The issue of educating eco-tourists is the other fundamental tool that can be used in maintaining the sustainability of ecotourism. By creating positive attitudes towards environmental preservation amongst tourists it fosters awareness about the future implications of ecotourism amongst the very people who are the consumers of the product, and who directly impact the environment they are visiting. Fortunately according to Sirakaya’s (1999) research ‘according to tour operators, ecotourism also includes involvement in after travel to inspire personal responsibility’.

The raises the point addressed at length by Beaumont (2001) that it is the responsibility of the eco-tour operators to provide quality education to the tourists. Nianyong (2001) also points out that local communities in the host destination need to be educated and involved and encouraged to participate in environmental conservation. A point only briefly touched upon in other articles. Section 6: Conlusion Five lines of enquiry were discussed, each focusing on different aspects.
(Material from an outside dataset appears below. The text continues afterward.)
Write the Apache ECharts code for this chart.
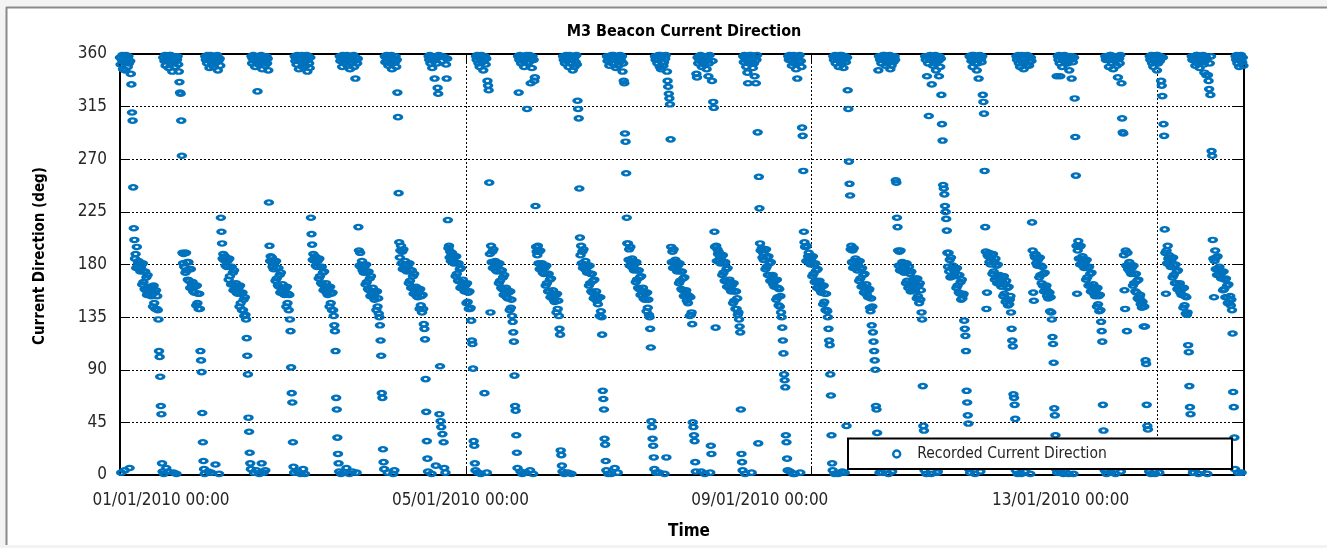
<!DOCTYPE html>
<html>
<head>
<meta charset="utf-8">
<script src="https://cdn.jsdelivr.net/npm/echarts@6/dist/echarts.min.js"></script>
<style>
html,body{margin:0;padding:0;background:#f3f3f3;}
#chart{width:1327px;height:548px;}
</style>
</head>
<body>
<div id="chart"></div>
<script>
// ---- DATA ----
// Recorded current direction (deg), one sample every 10 minutes, one array per day starting 00:00.
const sampleMinutes = 10;
const dir_2010_01_01 = [
357,351,2,355,359,347, 353,358,4,346,359,355, 356,349,358,352,6,354, 343,334,310,303,246,211,
201,185,189,177,195,178, 181,183,176,179,174,178, 180,163,181,165,174,159, 174,158,169,154,171,155,
159,161,154,158,153,158, 161,144,162,147,156,142, 158,142,153,141,133,106, 101,84,59,52,10,3,
357,1,354,359,350,6, 355,358,3,348,356,359, 359,352,357,345,354,2, 353,358,349,356,1,355,
358,351,345,336,327,326, 303,273,190,181,189,178, 190,173,190,175,182,167, 182,166,176,160,176,160,
163,165,157,161,156,161, 162,145,162,147,155,142, 155,142,106,98,88,53, 28,12,5,1,358,355];
const dir_2010_01_02 = [
357,352,359,3,355,348, 356,359,2,351,357,354, 349,355,358,9,353,357, 359,346,354,1,356,350,
220,208,198,185,189,184, 184,187,179,183,178,183, 184,167,185,170,178,163, 178,163,173,158,175,158,
162,164,156,160,155,160, 161,144,162,147,155,141, 156,141,150,136,152,137, 133,117,102,86,49,37,
19,10,5,358,352,356, 359,2,354,349,357,4, 355,328,358,351,1,356, 353,359,10,347,355,2,
357,350,4,354,358,352, 356,346,233,196,183,187, 183,186,178,182,176,181, 182,166,183,168,177,162,
177,161,171,156,173,157, 160,163,155,159,154,159, 160,144,161,147,155,141, 154,133,123,92,70,62];
const dir_2010_01_03 = [
28,7,2,358,354,357, 351,359,3,355,347,358, 356,1,353,359,349,5, 354,357,1,350,356,359,
345,355,358,352,348,357, 220,206,197,184,189,184, 184,187,179,183,178,183, 184,168,185,170,178,164,
178,163,173,158,174,159, 161,164,156,160,154,159, 161,144,161,147,155,141, 156,141,136,128,123,106,
66,56,32,18,10,3, 358,354,1,357,349,359, 355,2,358,352,356,6, 359,350,354,357,1,347,
356,358,352,3,355,359, 349,354,339,357,2,352, 356,212,192,179,190,178, 180,183,175,179,173,178,
179,163,180,165,173,159, 174,158,168,153,170,154, 157,160,152,156,150,156, 157,141,157,144,151,138];
const dir_2010_01_04 = [
135,128,115,102,70,66, 22,11,5,358,353,357, 359,354,2,350,356,358, 352,357,359,347,355,1,
356,4,353,358,349,355, 327,306,241,199,186,192, 196,181,191,176,193,177, 180,183,175,179,174,179,
180,164,181,166,175,160, 175,160,170,155,172,156, 159,161,153,157,152,157, 159,142,159,145,153,139,
154,142,129,125,116,82, 54,29,14,3,358,355, 359,352,357,1,348,356, 354,358,339,355,8,357,
352,331,326,359,52,93, 46,41,354,35,358,28, 6,357,2,351,339,356, 218,194,196,186,191,183,
188,190,182,186,181,186, 187,170,187,172,181,166, 181,166,176,160,177,161, 164,167,159,162,157,162];
const dir_2010_01_05 = [
163,147,164,148,156,142, 157,142,143,132,115,112, 91,29,25,10,4,358, 355,359,2,352,357,349,
356,1,359,353,358,346, 354,70,358,351,356,2, 337,333,329,250,189,139, 196,182,191,177,193,177,
181,183,175,179,174,179, 181,164,181,166,175,160, 175,159,169,154,171,155, 158,160,152,156,151,156,
157,141,157,143,150,136, 131,122,114,85,59,55, 34,19,6,358,327,355, 359,3,352,357,1,354,
356,349,358,355,2,359, 313,352,357,353,359,4, 335,356,348,358,1,355, 337,340,230,195,191,188,
196,181,191,176,192,176, 179,181,173,177,172,177, 178,162,179,164,172,157, 172,157,167,152,168,152];
const dir_2010_01_06 = [
155,158,150,154,148,154, 154,139,155,142,149,136, 125,120,21,17,8,3, 358,355,1,352,357,359,
354,358,2,349,356,359, 352,357,1,355,346,358, 356,349,358,353,359,351, 320,313,305,245,203,188,
196,181,191,177,193,177, 180,183,175,179,173,178, 179,162,179,164,172,157, 172,156,166,151,167,151,
154,157,149,152,146,152, 152,136,152,140,135,120, 72,65,56,31,26,12, 4,358,354,1,357,350,
358,355,1,359,352,356, 359,352,6,355,348,358, 356,2,350,357,354,359, 357,354,358,345,352,337,
335,292,285,258,220,198, 198,184,193,179,195,179, 183,185,177,181,175,180, 181,165,182,167,175,160];
const dir_2010_01_07 = [
175,159,169,154,170,154, 157,160,151,156,150,155, 156,140,156,143,150,137, 135,125,109,46,41,31,
25,15,5,358,355,2, 358,352,355,359,2,349, 359,347,357,353,358,350, 353,1,356,359,15,345,
337,332,326,322,317,287, 195,182,191,177,193,177, 182,184,176,180,174,179, 181,164,181,166,174,159,
174,158,168,153,169,153, 156,158,149,154,147,152, 153,136,152,137,139,129, 45,41,34,29,11,3,
343,340,357,352,358,355, 354,359,3,349,356,358, 356,351,1,358,354,347, 358,355,341,352,359,2,
25,18,337,354,319,314, 208,195,126,196,183,193, 189,191,183,187,181,186, 188,171,188,173,181,166];
const dir_2010_01_08 = [
182,166,176,161,177,161, 165,167,159,163,157,162, 164,147,164,149,157,142, 157,142,151,137,139,133,
127,122,56,18,11,4, 358,353,359,1,355,349, 358,344,335,356,352,359, 356,359,2,353,348,357,
352,341,357,335,355,359, 293,27,255,228,198,192, 192,194,186,190,184,189, 193,176,193,178,186,171,
187,171,181,166,182,166, 169,171,163,167,161,166, 167,150,167,152,160,145, 159,144,153,139,135,126,
115,104,86,81,75,34, 28,14,4,358,355,359, 3,358,355,350,357,1, 359,352,1,356,347,358,
339,356,358,353,359,2, 354,349,297,290,260,208, 199,195,195,183,196,183, 187,190,182,186,180,185];
const dir_2010_01_09 = [
187,170,187,172,180,165, 181,166,175,160,176,160, 164,166,158,162,156,161, 162,146,162,148,155,141,
155,141,140,135,125,115, 111,86,68,34,10,4, 358,355,1,359,352,357, 358,355,1,349,356,359,
357,352,359,3,354,348, 356,2,358,353,42,357, 329,313,268,249,239,193, 196,182,192,177,194,178,
183,185,177,181,175,180, 183,166,183,168,176,161, 177,162,171,156,172,157, 160,163,154,159,152,158,
159,143,140,151,128,144, 122,114,106,98,90,59, 56,36,8,346,358,2, 355,358,352,2,357,359,
355,359,4,350,356,358, 352,357,1,354,359,347, 356,350,3,358,353,357, 358,355,252,250,220,212];
const dir_2010_01_10 = [
192,179,191,175,192,175, 180,182,174,178,173,178, 181,164,181,166,175,160, 178,162,172,157,174,158,
165,167,159,163,158,163, 168,151,168,153,162,147, 164,150,158,139,133,76, 42,38,4,358,355,1,
341,358,352,307,356,359, 355,1,334,357,350,358, 357,352,359,346,355,2, 3,354,341,358,349,356,
325,300,286,248,245,240, 230,225,219,209,190,178, 190,174,184,169,186,170, 177,179,171,175,170,175,
177,160,177,162,171,156, 171,155,165,150,167,151, 154,155,132,125,119,106, 72,62,51,44,5,358,
2,357,354,359,349,355, 359,355,1,352,357,346, 352,358,339,356,359,3, 356,353,358,325,319,309];
const dir_2010_01_11 = [
260,212,191,142,156,188, 187,190,182,186,180,185, 189,172,189,174,182,167, 185,169,179,164,180,164,
169,171,163,167,161,166, 170,153,170,155,163,148, 166,150,160,145,161,146, 150,153,139,125,115,110,
69,66,60,48,4,358, 355,1,359,352,357,349, 355,1,359,353,358,347, 352,357,3,356,350,359,
356,358,350,354,1,357, 354,216,192,156,149,188, 186,189,181,185,179,184, 186,169,186,171,179,164,
178,162,172,157,173,157, 159,162,153,157,151,156, 156,140,152,139,133,118, 112,96,57,51,34,5,
341,2,358,355,359,352, 341,2,358,349,356,1, 355,359,5,352,357,354, 352,357,1,346,358,355];
const dir_2010_01_12 = [
356,339,358,353,1,357, 322,289,256,196,155,192, 200,185,195,180,196,180, 185,187,179,183,177,182,
184,167,184,169,177,162, 178,162,172,157,173,157, 161,163,155,159,153,158, 160,144,160,146,153,140,
154,141,131,123,114,60, 38,12,4,358,355,1, 4,358,355,349,357,359, 359,2,352,356,347,358,
357,354,1,358,350,356, 340,358,356,352,359,3, 335,305,293,292,188,158, 142,192,179,123,190,176,
180,182,174,178,172,177, 179,162,179,164,172,157, 172,156,166,151,167,150, 152,154,146,149,143,148,
144,127,144,127,98,95, 60,42,39,8,3,358, 355,1,359,352,357,349, 358,355,1,353,359,346];
const dir_2010_01_13 = [
359,352,356,2,354,358, 337,333,324,357,300,290, 210,190,155,192,181,196, 185,188,180,184,178,183,
186,169,186,171,179,164, 180,164,174,159,175,159, 162,164,156,160,154,159, 160,143,160,145,153,138,
152,137,139,111,105,76, 58,52,6,358,355,2, 2,358,355,350,357,359, 359,352,1,355,348,357,
356,4,357,353,359,351, 344,354,358,342,356,1, 342,337,330,352,325,358, 277,273,201,185,152,183,
192,176,186,171,187,171, 176,178,170,174,168,173, 174,158,174,159,167,152, 168,152,162,147,163,147,
150,153,145,150,141,121, 71,58,32,5,358,355, 359,352,2,356,349,358, 355,359,2,353,357,350];

const dailyDirections = [dir_2010_01_01, dir_2010_01_02, dir_2010_01_03, dir_2010_01_04, dir_2010_01_05,
  dir_2010_01_06, dir_2010_01_07, dir_2010_01_08, dir_2010_01_09, dir_2010_01_10, dir_2010_01_11,
  dir_2010_01_12, dir_2010_01_13];

// x tick labels as printed on the original chart (position in hours since 01/01/2010 00:00)
const xTickLabels = ['01/01/2010 00:00', '05/01/2010 00:00', '09/01/2010 00:00', '13/01/2010 00:00'];
const xTickLabelHours = [11.4, 94.5, 177.6, 261.1];
const yTicks = [0, 45, 90, 135, 180, 225, 270, 315, 360];
const seriesName = 'Recorded Current Direction';

// ---- BUILD ----
const points = [];
dailyDirections.forEach(function (arr, d) {
  arr.forEach(function (v, j) {
    points.push([d * 24 + j * sampleMinutes / 60, v]);
  });
});

const FONT = '"Liberation Sans Narrow", "Arial Narrow", "DejaVu Sans Condensed", sans-serif';
const BLUE = '#0072BD';
const ELLIPSE = 'path://M0,5A5,5,0,1,0,10,5A5,5,0,1,0,0,5Z';

const chart = echarts.init(document.getElementById('chart'), null, {renderer: 'canvas'});

const option = {
  backgroundColor: '#f3f3f3',
  animation: false,
  title: {
    text: 'M3 Beacon Current Direction',
    left: 679, top: 19, textAlign: 'center',
    textStyle: {fontFamily: FONT, fontSize: 16, fontWeight: 'bold', color: '#000'}
  },
  grid: {left: 120, top: 54, width: 1124, height: 421, containLabel: false},
  graphic: [
    {type: 'rect', z: -10, silent: true, shape: {x: 6, y: 7, width: 1330, height: 538}, style: {fill: '#ffffff'}},
    {type: 'line', z: -9, silent: true, shape: {x1: 6, y1: 7.5, x2: 1327, y2: 7.5}, style: {stroke: '#8a8a8a', lineWidth: 2}},
    {type: 'line', z: -9, silent: true, shape: {x1: 6.5, y1: 7, x2: 6.5, y2: 545}, style: {stroke: '#8a8a8a', lineWidth: 2}},
    {type: 'rect', z: 3, silent: true, shape: {x: 848, y: 438.5, width: 384, height: 30.5}, style: {fill: '#ffffff', stroke: '#000', lineWidth: 2}}
  ],
  legend: {
    show: true,
    left: 848, top: 444,
    padding: [0, 0, 0, 44],
    itemWidth: 9, itemHeight: 7,
    data: [{name: seriesName, icon: ELLIPSE, itemStyle: {color: 'rgba(0,0,0,0)', borderColor: BLUE, borderWidth: 2.4}}],
    textStyle: {fontFamily: FONT, fontSize: 15.5, color: '#262626', lineHeight: 20, padding: [0, 0, 0, 11]}
  },
  xAxis: [
    {
      type: 'value', min: 0, max: 312, interval: 96, position: 'bottom',
      axisLine: {show: true, onZero: false, lineStyle: {color: '#000', width: 2}},
      axisTick: {show: true, inside: true, length: 8, lineStyle: {color: '#000', width: 1}},
      axisLabel: {show: false},
      splitLine: {show: true, lineStyle: {color: '#000', width: 1, type: [2, 2]}}
    },
    {
      type: 'value', min: 0, max: 312, position: 'bottom',
      axisLine: {show: false}, axisTick: {show: false}, splitLine: {show: false},
      axisLabel: {
        show: true, customValues: xTickLabelHours, margin: 17,
        fontFamily: FONT, fontSize: 17, color: '#262626',
        formatter: function (v) {
          for (let i = 0; i < xTickLabelHours.length; i++) {
            if (Math.abs(xTickLabelHours[i] - v) < 0.01) return xTickLabels[i];
          }
          return '';
        }
      },
      name: 'Time', nameLocation: 'middle', nameGap: 48,
      nameTextStyle: {fontFamily: FONT, fontSize: 17, fontWeight: 'bold', color: '#000', padding: [0, 0, 0, 14]}
    },
    {
      type: 'value', min: 0, max: 312, interval: 96, position: 'top',
      axisLine: {show: true, onZero: false, lineStyle: {color: '#000', width: 2}},
      axisTick: {show: true, inside: true, length: 8, lineStyle: {color: '#000', width: 1}},
      axisLabel: {show: false}, splitLine: {show: false}
    }
  ],
  yAxis: [
    {
      type: 'value', min: yTicks[0], max: yTicks[yTicks.length - 1], interval: 45, position: 'left',
      axisLine: {show: true, onZero: false, lineStyle: {color: '#000', width: 2}},
      axisTick: {show: true, inside: true, length: 10, lineStyle: {color: '#000', width: 1}},
      axisLabel: {show: true, margin: 13, fontFamily: FONT, fontSize: 17, color: '#262626'},
      splitLine: {show: true, lineStyle: {color: '#000', width: 1, type: [2, 2]}},
      name: 'Current Direction (deg)', nameLocation: 'middle', nameGap: 72, nameRotate: 90,
      nameTextStyle: {fontFamily: FONT, fontSize: 15, fontWeight: 'bold', color: '#000', padding: [0, 0, 0, 17]}
    },
    {
      type: 'value', min: yTicks[0], max: yTicks[yTicks.length - 1], interval: 45, position: 'right',
      axisLine: {show: true, onZero: false, lineStyle: {color: '#000', width: 2}},
      axisTick: {show: true, inside: true, length: 10, lineStyle: {color: '#000', width: 1}},
      axisLabel: {show: false}, splitLine: {show: false}
    }
  ],
  series: [{
    name: seriesName,
    type: 'scatter',
    xAxisIndex: 0, yAxisIndex: 0,
    symbol: ELLIPSE,
    symbolSize: [7, 4.4],
    clip: false,
    itemStyle: {color: 'rgba(0,0,0,0)', borderColor: BLUE, borderWidth: 2.8, opacity: 1},
    data: points,
    z: 2
  }]
};
chart.setOption(option);
</script>
</body>
</html>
However, these aspects are highly interconnected.

The first section outlined how research into the definitions of ecotourism had mainly been qualitative. Recently however the research has tended to be functionalist in nature with quantitative studies employing content analysis techniques as a means to attempt to settle the definition debate. I observed definite core themes in the research yet felt as did the most recent researchers did that pinpointing an exact definition was act of futility, due to the global nature of ecotourism.

Yet the definition I used at the bottom of section 1 provided the basis of reference for the duration of the review. In the second and third section the research findings illustrated the interconnectedness of the key players in the ecotourism industry and the effects they are having as a whole on the environment. The articles that were found to provide the best insight into the detailed effects of what environmental impacts ecotourism has on host countries were found in Case Study articles, where various regions were examined in depth.

Although a problem with these case studies was that they were slightly limited in that they all examined ecotourism activities in national parks. I would suggest future research that focuses on areas that are not national parks, but which do accommodate ecotourism, one such place being Kodaikanal in southern India, a place where as an ecotourist myself, inspired this review. There was also a distinct lack of detailed quantitative research of a geographical nature into environmental impacts, yet research of this nature is inherently difficult due to the complex nature of ecosystems.

Section four and five viewed ecotourism and it’s capacity to minimise environmental damage in the context of ‘the bigger picture’ by pulling together the previous sections. The literature acknowledged that ecotourism is a business after all and that market forces as with nearly everything in this world are driving factors behind whether ecotourism is a success or not in the future. Yet it can be seen just through observing the recent initiation of new journals such as the Journal of Sustainable Tourism that there is concern for the well-being the environment, especially with the dramatic annual growth of tourism.

Therefore research into the ecotourism industry will almost certainly continue apace. This is fortunate as Tyler (1999) points out there are a multitude of dimensions and paradigms associated with ecotourism research, ranging from philosophy to ecological economics. To conclude, the future of ecotourism is an uncertain one. Negative environmental impacts have definitely been observed, although in other areas where effective policies have been implemented the environment has apparently not suffered and the sustainability of the industry is assured.

There is evidence that supports the theory that ecotourism leads to mass tourism and it’s associated problems. Yet, I would observe that the commonality amongst all these issues is that geographical location causes the differing variables associated with ecotourism development and is the deciding factor as to whether ecotourism can be implemented successfully to protect the environment. This is where further research should be directed enabling future ecotourism planners to have a reference point according to their global location.